Il s’agit maintenant de savoir comment, pour la première fois, la Légende a pris une forme, et quelle forme elle a prise.

Deux systèmes sont en présence. Entre les traditions orales que nous avons exposées plus haut et le poëme que nous publions plus loin, il n’y a pas eu, suivant M. Paul Meyer, de forme intermédiaire : « Les Chansons de geste ont été composées directement d’après la tradition[1]. »

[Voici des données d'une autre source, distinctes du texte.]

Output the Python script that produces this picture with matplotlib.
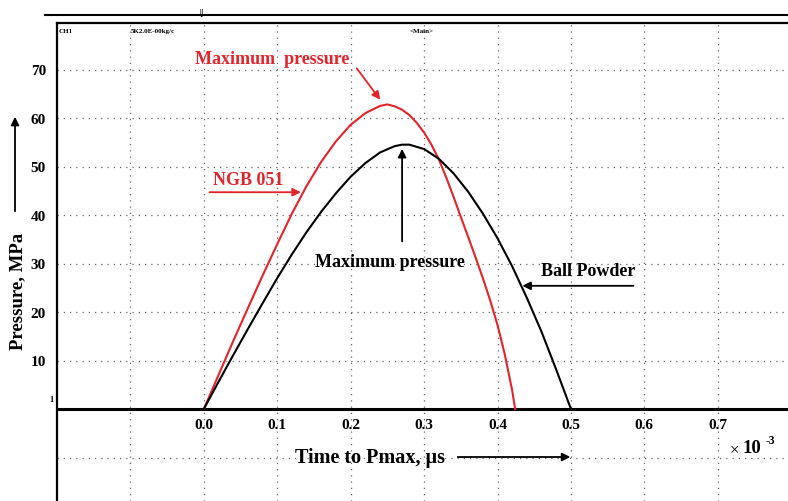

Suivant une autre école, à laquelle appartiennent MM. Guessard, G. Paris et l’auteur de cette Introduction, la Légende, avant de s’épanouir dans une Chanson de geste, a d’abord donné lieu à des Chants populaires moins narratifs et plus courts que nos vieux poëmes et méritant le nom de lyrico-épiques. Pour plus de commodité, nous avons conservé à ces chants le nom de « cantilènes[2] ».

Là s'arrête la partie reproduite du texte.